Set the listing down unchanged, minus every embedded image.

DATA SHOWN:

------------------------------------------------------------

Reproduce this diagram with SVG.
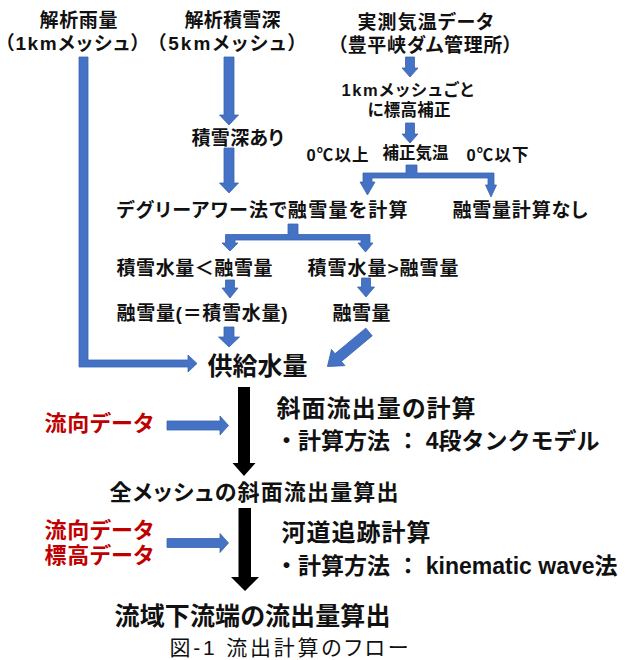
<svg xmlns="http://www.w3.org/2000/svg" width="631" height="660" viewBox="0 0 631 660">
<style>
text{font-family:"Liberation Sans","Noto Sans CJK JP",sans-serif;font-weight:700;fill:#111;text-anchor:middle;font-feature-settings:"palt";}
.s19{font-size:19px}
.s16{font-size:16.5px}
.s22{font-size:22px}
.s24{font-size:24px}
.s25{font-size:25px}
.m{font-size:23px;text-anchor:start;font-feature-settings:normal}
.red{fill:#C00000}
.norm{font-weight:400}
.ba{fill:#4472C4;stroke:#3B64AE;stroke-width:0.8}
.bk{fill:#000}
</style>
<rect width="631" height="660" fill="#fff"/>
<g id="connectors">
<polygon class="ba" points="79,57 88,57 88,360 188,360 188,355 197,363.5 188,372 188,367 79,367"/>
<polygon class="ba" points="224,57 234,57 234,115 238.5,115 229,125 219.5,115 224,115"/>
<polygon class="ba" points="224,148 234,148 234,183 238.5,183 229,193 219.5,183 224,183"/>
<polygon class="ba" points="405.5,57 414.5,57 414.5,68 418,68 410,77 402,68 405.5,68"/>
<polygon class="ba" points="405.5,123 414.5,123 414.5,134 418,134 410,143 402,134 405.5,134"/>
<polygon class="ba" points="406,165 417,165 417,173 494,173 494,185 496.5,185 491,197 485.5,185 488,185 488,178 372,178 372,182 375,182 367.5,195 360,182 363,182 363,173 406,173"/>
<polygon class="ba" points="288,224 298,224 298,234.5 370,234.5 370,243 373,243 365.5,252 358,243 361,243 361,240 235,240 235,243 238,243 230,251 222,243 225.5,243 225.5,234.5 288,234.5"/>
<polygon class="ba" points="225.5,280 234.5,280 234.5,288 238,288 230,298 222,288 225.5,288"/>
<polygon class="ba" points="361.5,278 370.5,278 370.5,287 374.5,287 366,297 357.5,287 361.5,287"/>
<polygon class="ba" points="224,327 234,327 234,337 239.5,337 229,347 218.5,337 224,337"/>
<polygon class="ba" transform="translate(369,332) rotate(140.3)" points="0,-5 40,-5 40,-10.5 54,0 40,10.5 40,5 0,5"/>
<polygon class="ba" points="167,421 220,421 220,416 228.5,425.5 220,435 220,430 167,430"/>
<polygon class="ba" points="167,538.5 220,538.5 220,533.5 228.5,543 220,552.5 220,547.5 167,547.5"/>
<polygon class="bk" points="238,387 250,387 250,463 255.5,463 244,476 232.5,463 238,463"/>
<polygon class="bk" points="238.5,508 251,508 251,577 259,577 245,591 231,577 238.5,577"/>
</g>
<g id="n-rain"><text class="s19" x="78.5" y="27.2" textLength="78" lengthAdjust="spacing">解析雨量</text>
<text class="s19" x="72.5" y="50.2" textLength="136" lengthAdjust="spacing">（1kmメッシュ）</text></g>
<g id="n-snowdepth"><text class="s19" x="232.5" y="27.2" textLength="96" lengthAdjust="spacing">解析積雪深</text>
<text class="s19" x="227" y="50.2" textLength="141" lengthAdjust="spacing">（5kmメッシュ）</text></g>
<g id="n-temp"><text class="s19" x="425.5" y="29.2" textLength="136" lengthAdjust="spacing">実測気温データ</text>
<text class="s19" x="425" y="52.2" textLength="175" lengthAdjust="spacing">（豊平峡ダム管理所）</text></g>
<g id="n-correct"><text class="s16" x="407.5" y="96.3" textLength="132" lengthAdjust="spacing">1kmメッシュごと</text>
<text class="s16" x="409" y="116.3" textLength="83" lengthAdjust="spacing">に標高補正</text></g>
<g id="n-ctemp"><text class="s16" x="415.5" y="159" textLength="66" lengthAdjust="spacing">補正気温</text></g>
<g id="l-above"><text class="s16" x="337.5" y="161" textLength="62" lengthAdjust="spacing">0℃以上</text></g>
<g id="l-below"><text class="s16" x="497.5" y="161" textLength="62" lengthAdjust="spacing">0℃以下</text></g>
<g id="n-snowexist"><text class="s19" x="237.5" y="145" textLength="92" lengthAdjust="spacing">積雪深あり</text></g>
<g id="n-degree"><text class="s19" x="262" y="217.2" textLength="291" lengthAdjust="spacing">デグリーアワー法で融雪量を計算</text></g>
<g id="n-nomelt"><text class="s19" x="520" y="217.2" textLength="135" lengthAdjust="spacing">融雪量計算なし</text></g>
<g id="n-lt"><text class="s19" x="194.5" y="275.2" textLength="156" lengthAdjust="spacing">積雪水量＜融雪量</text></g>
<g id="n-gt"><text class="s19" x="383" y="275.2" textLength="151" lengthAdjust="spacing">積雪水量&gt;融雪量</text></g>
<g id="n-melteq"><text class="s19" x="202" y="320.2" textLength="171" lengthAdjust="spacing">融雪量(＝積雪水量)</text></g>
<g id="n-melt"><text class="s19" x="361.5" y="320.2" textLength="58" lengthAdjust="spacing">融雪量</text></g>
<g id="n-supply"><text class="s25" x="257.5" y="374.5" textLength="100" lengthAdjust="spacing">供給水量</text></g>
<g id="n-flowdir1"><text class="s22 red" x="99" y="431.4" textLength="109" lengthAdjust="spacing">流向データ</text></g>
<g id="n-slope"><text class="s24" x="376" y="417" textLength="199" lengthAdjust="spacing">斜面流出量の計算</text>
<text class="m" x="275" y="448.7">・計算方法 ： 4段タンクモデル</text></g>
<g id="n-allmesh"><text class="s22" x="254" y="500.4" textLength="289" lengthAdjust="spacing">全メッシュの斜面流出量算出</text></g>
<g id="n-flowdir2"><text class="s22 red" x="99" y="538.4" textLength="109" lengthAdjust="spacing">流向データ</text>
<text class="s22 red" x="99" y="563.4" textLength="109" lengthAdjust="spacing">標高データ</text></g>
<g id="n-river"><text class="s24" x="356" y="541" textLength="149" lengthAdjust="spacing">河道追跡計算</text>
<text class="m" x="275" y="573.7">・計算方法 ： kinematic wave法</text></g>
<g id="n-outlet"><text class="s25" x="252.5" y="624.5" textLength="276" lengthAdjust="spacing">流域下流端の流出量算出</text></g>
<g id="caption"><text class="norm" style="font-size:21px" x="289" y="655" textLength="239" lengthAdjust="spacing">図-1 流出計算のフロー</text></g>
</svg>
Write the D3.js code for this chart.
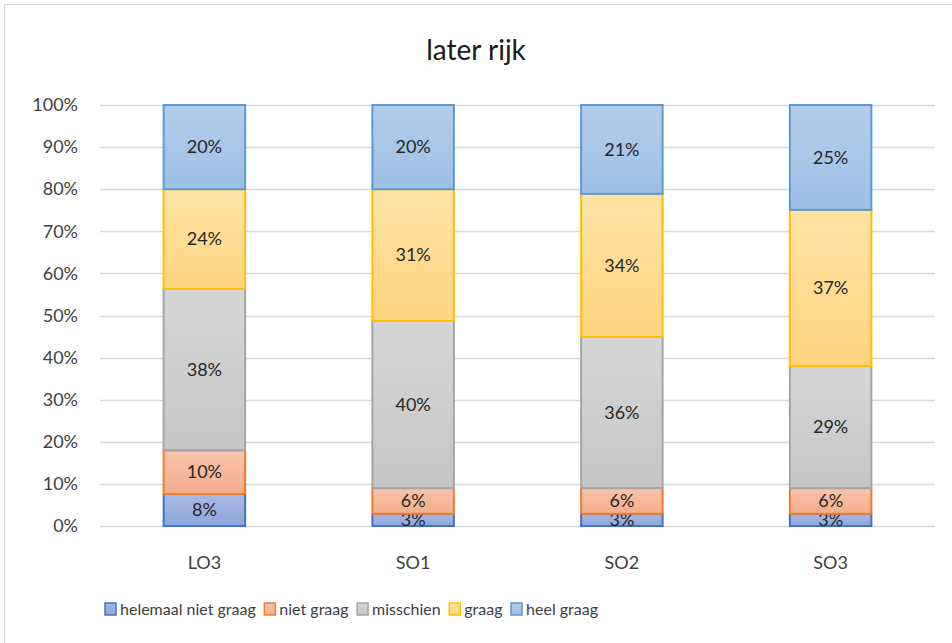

------------------------------------------------------------

RESPONSE:
Reproduce this diagram with SVG.
<svg xmlns="http://www.w3.org/2000/svg" width="631" height="660" viewBox="0 0 631 660">
<style>
text{font-family:"Liberation Sans","Noto Sans CJK JP",sans-serif;font-weight:700;fill:#111;text-anchor:middle;font-feature-settings:"palt";}
.s19{font-size:19px}
.s16{font-size:16.5px}
.s22{font-size:22px}
.s24{font-size:24px}
.s25{font-size:25px}
.m{font-size:23px;text-anchor:start;font-feature-settings:normal}
.red{fill:#C00000}
.norm{font-weight:400}
.ba{fill:#4472C4;stroke:#3B64AE;stroke-width:0.8}
.bk{fill:#000}
</style>
<rect width="631" height="660" fill="#fff"/>
<g id="connectors">
<polygon class="ba" points="79,57 88,57 88,360 188,360 188,355 197,363.5 188,372 188,367 79,367"/>
<polygon class="ba" points="224,57 234,57 234,115 238.5,115 229,125 219.5,115 224,115"/>
<polygon class="ba" points="224,148 234,148 234,183 238.5,183 229,193 219.5,183 224,183"/>
<polygon class="ba" points="405.5,57 414.5,57 414.5,68 418,68 410,77 402,68 405.5,68"/>
<polygon class="ba" points="405.5,123 414.5,123 414.5,134 418,134 410,143 402,134 405.5,134"/>
<polygon class="ba" points="406,165 417,165 417,173 494,173 494,185 496.5,185 491,197 485.5,185 488,185 488,178 372,178 372,182 375,182 367.5,195 360,182 363,182 363,173 406,173"/>
<polygon class="ba" points="288,224 298,224 298,234.5 370,234.5 370,243 373,243 365.5,252 358,243 361,243 361,240 235,240 235,243 238,243 230,251 222,243 225.5,243 225.5,234.5 288,234.5"/>
<polygon class="ba" points="225.5,280 234.5,280 234.5,288 238,288 230,298 222,288 225.5,288"/>
<polygon class="ba" points="361.5,278 370.5,278 370.5,287 374.5,287 366,297 357.5,287 361.5,287"/>
<polygon class="ba" points="224,327 234,327 234,337 239.5,337 229,347 218.5,337 224,337"/>
<polygon class="ba" transform="translate(369,332) rotate(140.3)" points="0,-5 40,-5 40,-10.5 54,0 40,10.5 40,5 0,5"/>
<polygon class="ba" points="167,421 220,421 220,416 228.5,425.5 220,435 220,430 167,430"/>
<polygon class="ba" points="167,538.5 220,538.5 220,533.5 228.5,543 220,552.5 220,547.5 167,547.5"/>
<polygon class="bk" points="238,387 250,387 250,463 255.5,463 244,476 232.5,463 238,463"/>
<polygon class="bk" points="238.5,508 251,508 251,577 259,577 245,591 231,577 238.5,577"/>
</g>
<g id="n-rain"><text class="s19" x="78.5" y="27.2" textLength="78" lengthAdjust="spacing">解析雨量</text>
<text class="s19" x="72.5" y="50.2" textLength="136" lengthAdjust="spacing">（1kmメッシュ）</text></g>
<g id="n-snowdepth"><text class="s19" x="232.5" y="27.2" textLength="96" lengthAdjust="spacing">解析積雪深</text>
<text class="s19" x="227" y="50.2" textLength="141" lengthAdjust="spacing">（5kmメッシュ）</text></g>
<g id="n-temp"><text class="s19" x="425.5" y="29.2" textLength="136" lengthAdjust="spacing">実測気温データ</text>
<text class="s19" x="425" y="52.2" textLength="175" lengthAdjust="spacing">（豊平峡ダム管理所）</text></g>
<g id="n-correct"><text class="s16" x="407.5" y="96.3" textLength="132" lengthAdjust="spacing">1kmメッシュごと</text>
<text class="s16" x="409" y="116.3" textLength="83" lengthAdjust="spacing">に標高補正</text></g>
<g id="n-ctemp"><text class="s16" x="415.5" y="159" textLength="66" lengthAdjust="spacing">補正気温</text></g>
<g id="l-above"><text class="s16" x="337.5" y="161" textLength="62" lengthAdjust="spacing">0℃以上</text></g>
<g id="l-below"><text class="s16" x="497.5" y="161" textLength="62" lengthAdjust="spacing">0℃以下</text></g>
<g id="n-snowexist"><text class="s19" x="237.5" y="145" textLength="92" lengthAdjust="spacing">積雪深あり</text></g>
<g id="n-degree"><text class="s19" x="262" y="217.2" textLength="291" lengthAdjust="spacing">デグリーアワー法で融雪量を計算</text></g>
<g id="n-nomelt"><text class="s19" x="520" y="217.2" textLength="135" lengthAdjust="spacing">融雪量計算なし</text></g>
<g id="n-lt"><text class="s19" x="194.5" y="275.2" textLength="156" lengthAdjust="spacing">積雪水量＜融雪量</text></g>
<g id="n-gt"><text class="s19" x="383" y="275.2" textLength="151" lengthAdjust="spacing">積雪水量&gt;融雪量</text></g>
<g id="n-melteq"><text class="s19" x="202" y="320.2" textLength="171" lengthAdjust="spacing">融雪量(＝積雪水量)</text></g>
<g id="n-melt"><text class="s19" x="361.5" y="320.2" textLength="58" lengthAdjust="spacing">融雪量</text></g>
<g id="n-supply"><text class="s25" x="257.5" y="374.5" textLength="100" lengthAdjust="spacing">供給水量</text></g>
<g id="n-flowdir1"><text class="s22 red" x="99" y="431.4" textLength="109" lengthAdjust="spacing">流向データ</text></g>
<g id="n-slope"><text class="s24" x="376" y="417" textLength="199" lengthAdjust="spacing">斜面流出量の計算</text>
<text class="m" x="275" y="448.7">・計算方法 ： 4段タンクモデル</text></g>
<g id="n-allmesh"><text class="s22" x="254" y="500.4" textLength="289" lengthAdjust="spacing">全メッシュの斜面流出量算出</text></g>
<g id="n-flowdir2"><text class="s22 red" x="99" y="538.4" textLength="109" lengthAdjust="spacing">流向データ</text>
<text class="s22 red" x="99" y="563.4" textLength="109" lengthAdjust="spacing">標高データ</text></g>
<g id="n-river"><text class="s24" x="356" y="541" textLength="149" lengthAdjust="spacing">河道追跡計算</text>
<text class="m" x="275" y="573.7">・計算方法 ： kinematic wave法</text></g>
<g id="n-outlet"><text class="s25" x="252.5" y="624.5" textLength="276" lengthAdjust="spacing">流域下流端の流出量算出</text></g>
<g id="caption"><text class="norm" style="font-size:21px" x="289" y="655" textLength="239" lengthAdjust="spacing">図-1 流出計算のフロー</text></g>
</svg>
Write the D3.js code for this chart.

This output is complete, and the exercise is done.